И. В. Киреевский связывал отрицательный опыт западного развития прежде всего с рационализмом. По Киреевскому, история Запада начинается там и тогда, когда духовная первореальность веры тускнеет, а духовное единение верующих ослабевает. Утрата внутренней цельности в вере приводит к тому, что римская Церковь начинает апеллировать к разуму как к беспристрастному судье в вопросах духовной жизни (схоластическая традиция). Отделению разума от веры и от жизни способствовало и то, что латинский Запад унаследовал от древнеримской интеллектуальной традиции характерный для нее формально–логический подход к разуму. Кроме того, образование варварских королевств на развалинах Западной Римской империи происходило путем завоевания, что определило враждебное отношение к германцам завоеванных ими народов. Отсутствие органического единства во вновь образованных государствах обусловило, по мысли Киреевского, обращение враждебно настроенных сторон к формально–правовым (внешним) способам регулирования отношений между людьми и сословиями в средневековой Европе. С течением времени отделение рассудка от духовной жизни становится все более глубоким и последовательным, а внешний, рациональный подход к действительности все в большей мере разлагает цельность церковной, семейно–родовой и индивидуально–человеческой жизни. Аналитическая деятельность рассудка разрушила дорефлексивное (мистическое в своей основе) единство Церкви и патриархальный уклад семейной жизни европейских народов. История Запада представляет собой последовательную смену форм отношения разума к вере и веры – к разуму. Значение отвлеченного рассудка в жизни общества, по Киреевскому, тем больше, чем слабее непосредственные, духовные и органически–родовые связи между людьми. Рассудок связывается Киреевским с «материальными» интересами человека, вера и этическое начало – с духовностью и свободой.
И Киреевским, и Хомяковым история понимается как борьба материального и духовного начал. Органическое единство «жизни» противостоит механическому, рассудочному, «вещному» началу, но если оно реализуется односторонне, то общество погружается в застойное состояние и имеет тенденцию к замещению собой «духовной жизни», то есть к подмене «духовного» «вещно–природным», «обрядовым». Таким образом, историософские воззрения славянофилов определяются их колебанием между отождествлением «духовного» и «органического» и их различением. И постольку, поскольку «дух» и «жизнь» различаются славянофилами, постольку они оказываются расположены к положительной оценке европейского просвещения. Синтез древнерусской и западноевропейской образованности возможен и необходим для отечественной культуры – с точки зрения славянофилов – в той мере, в какой односторонней признается не только западноевропейская, но и древнерусская «образованность» (культура).

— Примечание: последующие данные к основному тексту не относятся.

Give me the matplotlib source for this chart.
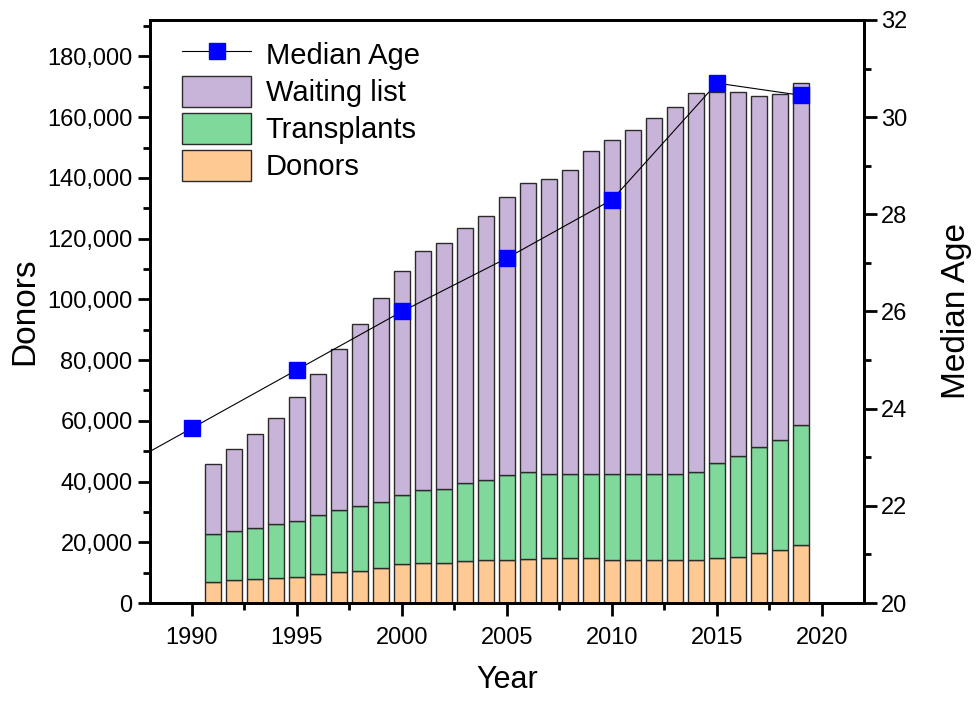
import matplotlib.pyplot as plt
from matplotlib.ticker import MultipleLocator, FuncFormatter
from matplotlib.lines import Line2D
from matplotlib.patches import Patch

plt.rcParams['font.family'] = ['Liberation Sans', 'DejaVu Sans']

# data
years = list(range(1991, 2020))
donors = [6800, 7470, 7800, 8130, 8460, 9550, 10210, 10640, 11420, 12740,
          13070, 13170, 13730, 14060, 14060, 14390, 14720, 14720, 14720, 14060,
          14060, 14060, 14060, 14060, 14720, 15050, 16360, 17550, 19100]
transplants_top = [22620, 23600, 24590, 26010, 27100, 28880, 30530, 31940, 33360, 35460,
                   37210, 37540, 39620, 40450, 42100, 43040, 42380, 42380, 42380, 42600,
                   42600, 42380, 42380, 43140, 46000, 48410, 51270, 53680, 58620]
waiting_top = [45670, 50610, 55550, 61020, 67730, 75500, 83540, 92000, 100300, 109400,
               116000, 118550, 123380, 127440, 133700, 138200, 139600, 142500, 148700, 152600,
               155800, 159600, 163400, 168000, 168400, 168400, 167000, 167600, 171100]

age_years = [1985, 1990, 1995, 2000, 2005, 2010, 2015, 2019]
median_age = [22.4, 23.6, 24.8, 26.0, 27.1, 28.3, 30.7, 30.45]

transplants = [t - d for t, d in zip(transplants_top, donors)]
waiting = [w - t for w, t in zip(waiting_top, transplants_top)]

c_wait = '#C8B4D8'
c_trans = '#7FD99A'
c_don = '#FFC994'
edge = '#2b2b2b'

fig = plt.figure(figsize=(9.8, 7.03), dpi=100)
ax = fig.add_axes([0.153, 0.1422, 0.7286, 0.8294])

ax.bar(years, donors, width=0.8, color=c_don, edgecolor=edge, linewidth=1)
ax.bar(years, transplants, width=0.8, bottom=donors, color=c_trans, edgecolor=edge, linewidth=1)
ax.bar(years, waiting, width=0.8, bottom=transplants_top, color=c_wait, edgecolor=edge, linewidth=1)

ax.set_xlim(1988, 2022)
ax.set_ylim(0, 192000)
ax.xaxis.set_major_locator(MultipleLocator(5))
ax.xaxis.set_minor_locator(MultipleLocator(2.5))
ax.yaxis.set_major_locator(MultipleLocator(20000))
ax.yaxis.set_minor_locator(MultipleLocator(10000))
ax.yaxis.set_major_formatter(FuncFormatter(lambda v, p: f'{int(v):,}'))
ax.tick_params(which='major', direction='out', length=9, width=2, labelsize=17)
ax.tick_params(which='minor', direction='out', length=5, width=2)
ax.tick_params(axis='x', pad=8)
for s in ax.spines.values():
    s.set_linewidth(2)

ax.set_xlabel('Year', fontsize=22, labelpad=12)
ax.set_ylabel('Donors', fontsize=24, family=['Liberation Sans Narrow', 'Liberation Sans'], labelpad=5)

ax2 = ax.twinx()
ax2.plot(age_years, median_age, color='black', linewidth=0.8, marker='s',
         markersize=11, markerfacecolor='#0000FF', markeredgecolor='#0000FF', zorder=5)
ax2.set_ylim(20, 32)
ax2.yaxis.set_major_locator(MultipleLocator(2))
ax2.yaxis.set_minor_locator(MultipleLocator(1))
ax2.tick_params(which='major', direction='out', length=9, width=2, labelsize=17)
ax2.tick_params(which='minor', direction='out', length=5, width=2)
ax2.set_ylabel('Median Age', fontsize=24, family=['Liberation Sans Narrow', 'Liberation Sans'], labelpad=24)
for s in ax2.spines.values():
    s.set_linewidth(2)
ax2.set_xlim(1988, 2022)

handles = [
    Line2D([], [], color='black', linewidth=0.8, marker='s', markersize=11,
           markerfacecolor='#0000FF', markeredgecolor='#0000FF'),
    Patch(facecolor=c_wait, edgecolor=edge),
    Patch(facecolor=c_trans, edgecolor=edge),
    Patch(facecolor=c_don, edgecolor=edge),
]
labels = ['Median Age', 'Waiting list', 'Transplants', 'Donors']
ax2.legend(handles, labels, loc='upper left', bbox_to_anchor=(0.017, 1.003), frameon=False,
           fontsize=21, handlelength=2.35, handleheight=1.25, handletextpad=0.5,
           labelspacing=0.2, borderaxespad=0.3)

fig.savefig('out.png', dpi=100)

В том, как славянофилы пытались сформулировать принципы «православной культуры», мы можем обнаружить не только влияние консервативной линии в европейском романтизме, но и импульсы, идущие от древнерусской культуры. Здесь будет уместно соотнести мировоззрение славянофилов со спором стяжателей и нестяжателей, выявившим две разнонаправленные тенденции в древнерусском религиозном сознании: религиозно–мистическую (универсалистскую) и консервативно–националистическую. Обе тенденции были представлены в славянофильстве.